Chudik appealed to the Federal Circuit, arguing that the prior art does not anticipate the claims at issue without improper modification thereof.  Specifically, noting that the prior art had to be distorted from its original design to conceivably anticipate the new invention. The Federal Circuit agreed with Chudik’s arguments and reversed the PTAB’s decision, noting that the Board failed to describe how a user could perform the asserted modification of the prior art while continuing to accomplish the function performed by the original application.  Modifications required to find anticipation were remarkably extensive; a prominent example being a rejection premised on anticipation that required a user to rotate the prior art device 180 degrees and relocate screws used to attach the prosthetic to the shoulder to remain operable.

Highlights from the decision include a discussion of the importance that anticipation be based on the actual content of the prior art. “Simply put, an anticipated invention ‘is not new’” (citing In re Skvorecz, 580 F.3d 1262, 1267-68 (Fed. Cir. 2009).  The Federal Circuit also pointed out that modification of the reference to find anticipation is impermissible, a concept rooted in antiquity – “It is not sufficient to constitute an anticipation that the device relied upon might, by modification, be made to accomplish the function performed by the patent in question, if it were not designed by its maker, nor adapted, nor actually used, for the performance of such functions.” Topliff v. Topliff, 145 U.S. 156, 161 (Commr.
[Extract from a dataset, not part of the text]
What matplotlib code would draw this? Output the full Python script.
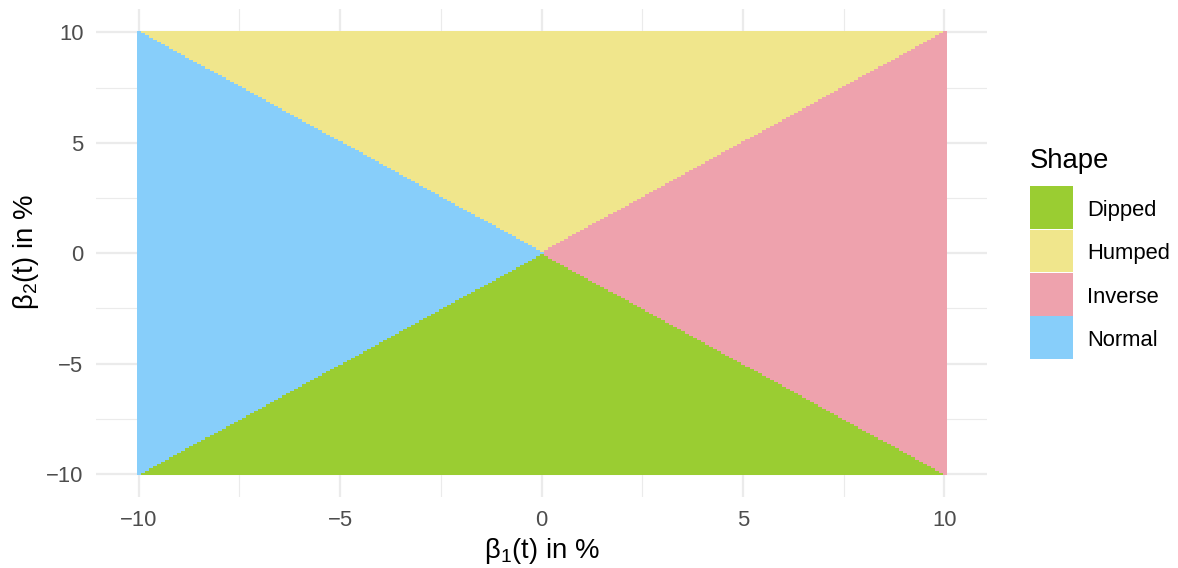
import numpy as np
import matplotlib
matplotlib.use("Agg")
import matplotlib.pyplot as plt
from matplotlib.colors import ListedColormap
from matplotlib.patches import Rectangle

plt.rcParams['font.family'] = ['Liberation Sans', 'DejaVu Sans']
plt.rcParams['mathtext.fontset'] = 'custom'
plt.rcParams['mathtext.rm'] = 'Liberation Sans'
plt.rcParams['mathtext.it'] = 'Liberation Sans:italic'
plt.rcParams['mathtext.bf'] = 'Liberation Sans:bold'

# ---- data ----
beta1_grid = np.round(np.arange(-100, 101) / 10.0, 1)   # beta1(t) in %, step 0.1
beta2_grid = np.round(np.arange(-100, 101) / 10.0, 1)   # beta2(t) in %, step 0.1
shapes = ["Dipped", "Humped", "Inverse", "Normal"]
shape_colors = ["#9ACD32", "#F0E68C", "#EEA2AD", "#87CEFA"]
major_ticks = [-10, -5, 0, 5, 10]
minor_ticks = [-7.5, -2.5, 2.5, 7.5]

# classify each grid cell
B1, B2 = np.meshgrid(beta1_grid, beta2_grid)
cls = np.empty(B1.shape, dtype=int)
cls[:] = 3
cls[(B1 > 0)] = 2
cls[B2 > np.abs(B1)] = 1
cls[B2 < -np.abs(B1)] = 0

W, H = 1178, 568
fig = plt.figure(figsize=(W / 100, H / 100), dpi=100)
ax = fig.add_axes([96 / W, (H - 497.3) / H, (987 - 96) / W, (497.3 - 9) / H])

step = 0.1
ext = (beta1_grid[0] - step / 2, beta1_grid[-1] + step / 2,
       beta2_grid[0] - step / 2, beta2_grid[-1] + step / 2)
ax.imshow(cls, cmap=ListedColormap(shape_colors), vmin=-0.5, vmax=3.5,
          origin='lower', extent=ext, interpolation='nearest', aspect='auto', zorder=2)

rng = ext[1] - ext[0]
ax.set_xlim(ext[0] - 0.05 * rng, ext[1] + 0.05 * rng)
rng = ext[3] - ext[2]
ax.set_ylim(ext[2] - 0.05 * rng, ext[3] + 0.05 * rng)

for v in major_ticks:
    ax.axvline(v, color='#EBEBEB', lw=1.6, zorder=1)
    ax.axhline(v, color='#EBEBEB', lw=1.6, zorder=1)
for v in minor_ticks:
    ax.axvline(v, color='#EBEBEB', lw=0.8, zorder=1)
    ax.axhline(v, color='#EBEBEB', lw=0.8, zorder=1)

for s in ax.spines.values():
    s.set_visible(False)
ax.set_xticks(major_ticks)
ax.set_yticks(major_ticks)
ax.tick_params(length=0, labelsize=15.8, labelcolor='#4D4D4D', pad=9)

fig.text(541.5 / W, 1 - 551 / H, r"β$_1$(t) in %", fontsize=19.8, ha='center', va='center')
fig.text(26 / W, 1 - 252 / H, r"β$_2$(t) in %", fontsize=19.8, ha='center', va='center',
         rotation=90)

# legend
fig.text(1030 / W, 1 - 161 / H, "Shape", fontsize=19.8, ha='left', va='center')
key_top = 186
key_h = 43.5
for i, (name, col) in enumerate(zip(shapes, shape_colors)):
    y0 = key_top + i * key_h
    fig.patches.append(Rectangle((1030 / W, 1 - (y0 + key_h - 0.8) / H), 43 / W, (key_h - 0.8) / H,
                                 transform=fig.transFigure, facecolor=col, edgecolor='none'))
    fig.text(1087 / W, 1 - (y0 + key_h / 2 + 2.5) / H, name, fontsize=15.8, ha='left', va='center')

fig.savefig("out.png", dpi=100)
Pat. 1892)(emphasis added).  Tying this principle to the facts, the Federal Circuit noted that a prior art device must be at least capable of engaging with the shoulder cavity to meet the claim limitation of “arranged to engage,” and that the cited references only anticipate by modification to omit or rearrange parts in such a way that portions of the respective devices became unusable or substantially misaligned.  The decision concluded by finding that the PTAB lacked substantial evidence for its findings and reversed in favor of Chudik.
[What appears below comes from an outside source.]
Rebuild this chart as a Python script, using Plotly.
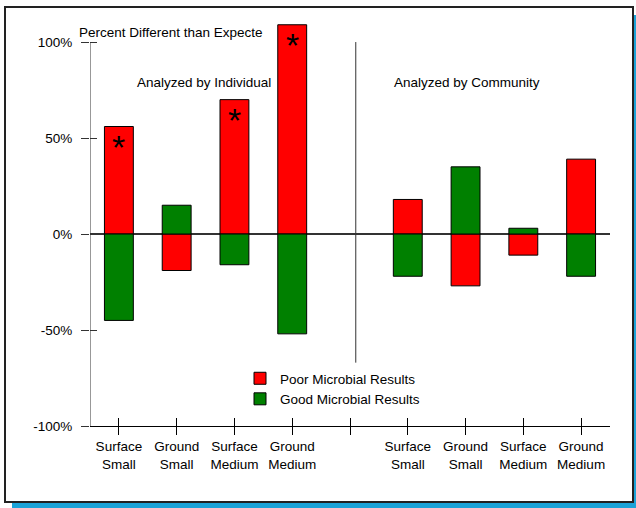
import plotly.graph_objects as go

# category slots (slot 4 is the empty gap between the two groups)
slots = [0, 1, 2, 3, 4, 5, 6, 7, 8]
tick_labels = ["Surface<br>Small", "Ground<br>Small", "Surface<br>Medium", "Ground<br>Medium", "",
               "Surface<br>Small", "Ground<br>Small", "Surface<br>Medium", "Ground<br>Medium"]
poor = [56, -19, 70, 109, None, 18, -27, -11, 39]
good = [-45, 15, -16, -52, None, -22, 35, 3, -22]
starred = [0, 2, 3]   # significant ones
y_ticks = [-100, -50, 0, 50, 100]
y_tick_text = ["-100%", "-50%", "0%", "50%", "100%"]

W, H = 636, 508
L, R, T, B = 90, 26, 19, 82
pw, ph = W - L - R, H - T - B

def px(x):
    return (x - L) / pw

def py(y):
    return (H - B - y) / ph

font = dict(family="Arial, Liberation Sans, sans-serif", size=13.5, color="black")

fig = go.Figure()
fig.add_trace(go.Bar(x=slots, y=poor, name="Poor Microbial Results", width=0.5,
                     marker=dict(color="#ff0000", line=dict(color="black", width=1))))
fig.add_trace(go.Bar(x=slots, y=good, name="Good Microbial Results", width=0.5,
                     marker=dict(color="#008000", line=dict(color="black", width=1))))

# stars on top of the red bars
for i in starred:
    fig.add_annotation(x=slots[i], y=poor[i], text="*", showarrow=False, yanchor="top",
                       yshift=1, font=dict(family="Arial, Liberation Sans", size=34, color="black"))

fig.add_annotation(x=1.47, y=79, text="Analyzed by Individual", showarrow=False, font=font)
fig.add_annotation(x=6.02, y=79, text="Analyzed by Community", showarrow=False, font=font)
fig.add_annotation(x=px(77), y=py(33), xref="paper", yref="paper", xanchor="left", yanchor="middle",
                   text="Percent Different than Expecte", showarrow=False, font=font)

# y axis line only spans -100%..100%
fig.add_shape(type="line", x0=-0.5, x1=-0.5, y0=-100, y1=100, line=dict(color="#333333", width=1))
# divider between groups
fig.add_shape(type="line", x0=4.1, x1=4.1, y0=-67, y1=100, line=dict(color="#333333", width=1))

# outer frame with blue shadow
fig.add_shape(type="rect", xref="paper", yref="paper", x0=px(12), x1=px(640), y0=py(512), y1=py(15),
              line=dict(width=0), fillcolor="#1ba3d8", layer="below")
fig.add_shape(type="rect", xref="paper", yref="paper", x0=px(5), x1=px(633), y0=py(502), y1=py(7),
              line=dict(color="#222222", width=2), fillcolor="white", layer="below")

fig.update_layout(
    width=W, height=H,
    margin=dict(l=L, r=R, t=T, b=B),
    paper_bgcolor="white", plot_bgcolor="rgba(0,0,0,0)",
    barmode="relative", bargap=0.5,
    font=font,
    showlegend=True,
    legend=dict(x=px(240), y=py(363), xanchor="left", yanchor="top", bgcolor="rgba(0,0,0,0)",
                font=font, tracegroupgap=0, itemwidth=30),
    xaxis=dict(range=[-0.5, 8.5], tickmode="array", tickvals=slots, ticktext=tick_labels,
               showline=True, linecolor="black", linewidth=1, ticks="outside", ticklen=8,
               tickcolor="black", showgrid=False, zeroline=False, fixedrange=True),
    yaxis=dict(range=[-100, 112], tickmode="array", tickvals=y_ticks, ticktext=y_tick_text,
               showline=False, ticks="outside", ticklen=8,
               tickcolor="#333333", showgrid=False, zeroline=True, zerolinecolor="#333333",
               zerolinewidth=1.5, ticklabelstandoff=6),
    xaxis2=dict(range=[-0.5, 8.5], overlaying="x", anchor="y", side="bottom", tickvals=slots,
                showticklabels=False, ticks="inside", ticklen=8, tickcolor="black",
                showgrid=False, zeroline=False, showline=False),
    yaxis2=dict(range=[-100, 112], overlaying="y", anchor="x", side="left",
                tickvals=y_ticks, showticklabels=False, ticks="inside", ticklen=7,
                tickcolor="#333333", showgrid=False, zeroline=False, showline=False),
)
# invisible trace to carry the inner ticks
fig.add_trace(go.Scatter(x=[0], y=[0], xaxis="x2", yaxis="y2", mode="markers",
                         marker=dict(opacity=0), showlegend=False, hoverinfo="skip"))

fig.write_html("out.html", config={"displayModeBar": False},
               post_script="document.body.style.margin='0';")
From a practitioner’s perspective, it is important to carefully review all references cited by an examiner when an office action is received.  Given the almost adversarial relationship between the client and examiner during the patent application process, it is often beneficial to ignore conclusory language used to construct claim rejections and verify any sections in the prior art cited by the examiner in formulating the rejection.  When responding to a claim rejection, it is important to consider what assumptions are being made by the PTO, particularly the (1) characterization of the content of the prior art, and (2) the interpretation of the language of the claims at issue.  Because the PTO holds the burden of establishing that claims are not patentable, a properly formulated rebuttal to a poorly constructed rejection under § 102 can lead to allowance in some cases, or at least force the examiner to find new prior art or reformulate the rejection under § 103.

In re Chudik illustrates point (1) perfectly in the context of anticipation: the reference must disclose the exact invention, not merely be close with slight modifications, regardless of how minor or trivial.  To this end, each limitation of a claimed invention must be present in the prior art, and it is not sufficient that one skilled in the art could modify a reference with the benefit of hindsight using Applicant’s specification as a blueprint.  In addition to pointing out any impermissible modifications to the prior art, a complementary technique noted in point (2) is identifying when the PTO is abusing BRI to read meaningful limitations out of a claim in order to bolster a rejection in view of an imperfect reference.  In Chudik, for example, the examiner improperly interpreted “arranged to engage” as broadly including not only structures that could engage the shoulder surface, but also any structure that could conceivably be rearranged or modified into some form of engagement.

Effective responses in these scenarios include spotting weak links in the rejection, usually identified as conclusions with little or no analysis, or express statements that claim elements are being interpreted broadly (often couple with assertions that limitations will not be read into the claims).  When these patterns are recognized, it is important to point out how the reference and/or claim elements are being mischaracterized, and re-framing the argument in a way that is both supported by evidence and in the best light for the client.